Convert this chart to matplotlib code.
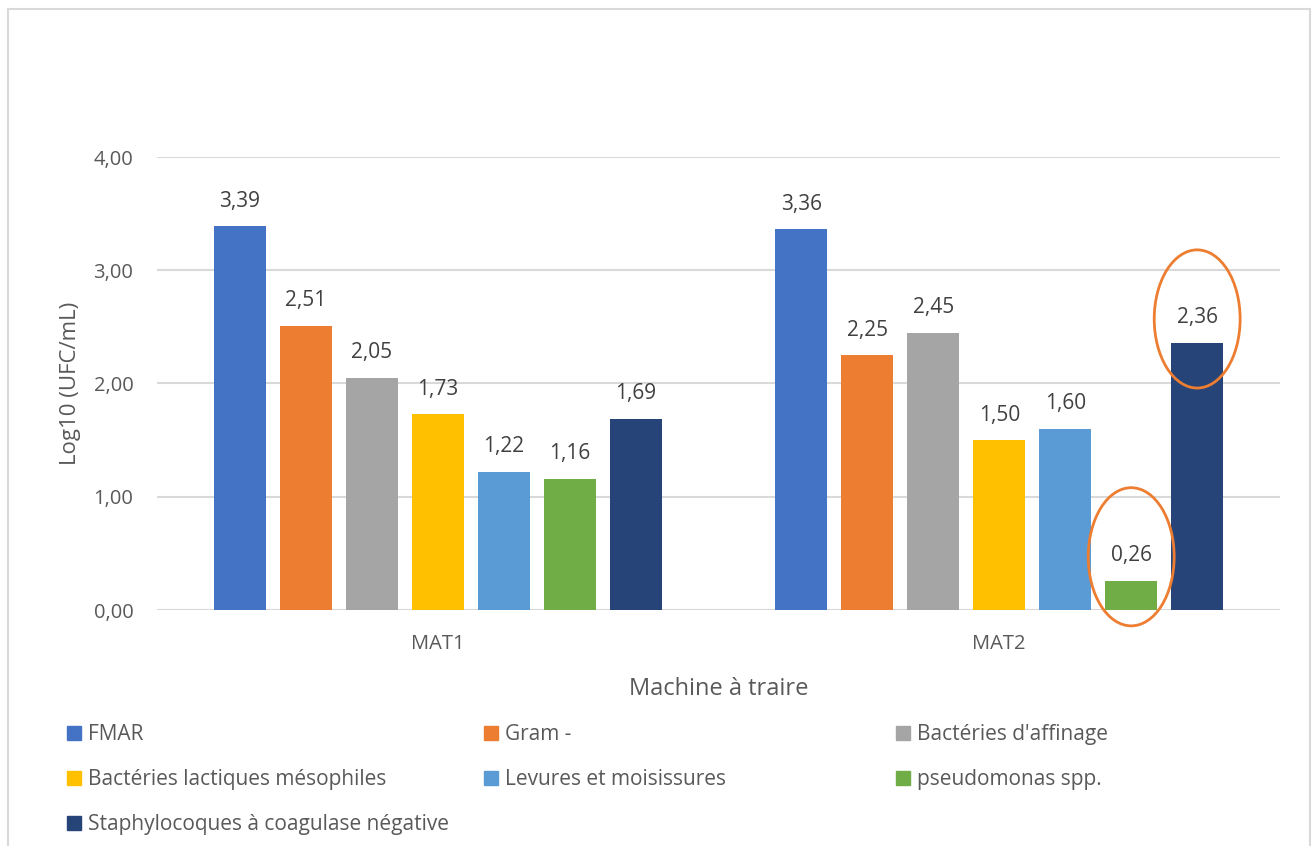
import matplotlib.pyplot as plt
import numpy as np
from matplotlib.patches import Ellipse, Rectangle, Patch

# Data
machines = ['MAT1', 'MAT2']
series = ['FMAR', 'Gram -', "Bactéries d'affinage",
          'Bactéries lactiques mésophiles', 'Levures et moisissures',
          'pseudomonas spp.', 'Staphylocoques à coagulase négative']
mat1 = [3.39, 2.51, 2.05, 1.73, 1.22, 1.16, 1.69]
mat2 = [3.36, 2.25, 2.45, 1.50, 1.60, 0.26, 2.36]

colors = ['#4472C4', '#ED7D31', '#A5A5A5', '#FFC000', '#5B9BD5', '#70AD47', '#264478']
text_color = '#595959'
grid_color = '#D9D9D9'

plt.rcParams['font.family'] = ['Open Sans', 'DejaVu Sans']

W, H = 1312, 846
fig = plt.figure(figsize=(W / 100, H / 100), dpi=100)
ax = fig.add_axes([157 / W, 1 - 610 / H, 1123 / W, 453 / H])

# chart frame
fig.patches.append(Rectangle((8 / W, -0.1), 1302 / W, 1.1 - 9 / H,
                             transform=fig.transFigure, fill=False,
                             edgecolor=grid_color, linewidth=1.5))

x = np.arange(len(machines))
step = 0.1175
width = 0.0926
values = np.array([mat1, mat2])

for i, name in enumerate(series):
    pos = x + (i - 3) * step
    ax.bar(pos, values[:, i], width=width, color=colors[i], label=name, zorder=3)
    for xp, v in zip(pos, values[:, i]):
        ax.annotate(f'{v:.2f}'.replace('.', ','), (xp, v), xytext=(0, 18),
                    textcoords='offset points', ha='center', va='center',
                    fontsize=15, color='#404040')

# highlight circles around MAT2 pseudomonas and staphylocoques
for i in (5, 6):
    xp = x[1] + (i - 3) * step
    v = values[1, i]
    ax.add_patch(Ellipse((xp, v + 0.21), 0.153, 1.22, fill=False,
                         edgecolor='#ED7D31', linewidth=2, clip_on=False, zorder=4))

ax.set_xlim(-0.5, 1.5)
ax.set_ylim(0, 4)
ax.set_yticks([0, 1, 2, 3, 4])
ax.set_yticklabels([f'{t:.2f}'.replace('.', ',') for t in [0, 1, 2, 3, 4]])
ax.set_xticks(x)
ax.set_xticklabels(machines)
ax.tick_params(length=0, labelsize=14.5, colors=text_color)
ax.tick_params(axis='x', pad=17)
ax.tick_params(axis='y', pad=17)
ax.grid(axis='y', color=grid_color, linewidth=1.5, zorder=0)
for s in ax.spines.values():
    s.set_visible(False)

ax.set_xlabel('Machine à traire', fontsize=17, color=text_color, labelpad=17)
ax.set_ylabel('Log10 (UFC/mL)', fontsize=16, color=text_color, labelpad=9)

# legend laid out row by row in three fixed columns
col_x = [59, 476, 888]
row_y = [716, 761, 806]
for k, name in enumerate(series):
    r, c = divmod(k, 3)
    leg = fig.legend(handles=[Patch(color=colors[k], label=name)],
                     loc='upper left', bbox_to_anchor=(col_x[c] / W, 1 - row_y[r] / H),
                     frameon=False, fontsize=15, handlelength=0.65, handleheight=0.65,
                     handletextpad=0.35, borderaxespad=0)
    for t in leg.get_texts():
        t.set_color(text_color)

fig.savefig('out.png', dpi=100)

§ **Task directions**
Output exactly the span of lines from the top of the listing through the line holding "from matplotlib.patches import", and leave every picture out.

§ **Result of this task**
Convert this chart to matplotlib code.
import matplotlib.pyplot as plt
import numpy as np
from matplotlib.patches import Ellipse, Rectangle, Patch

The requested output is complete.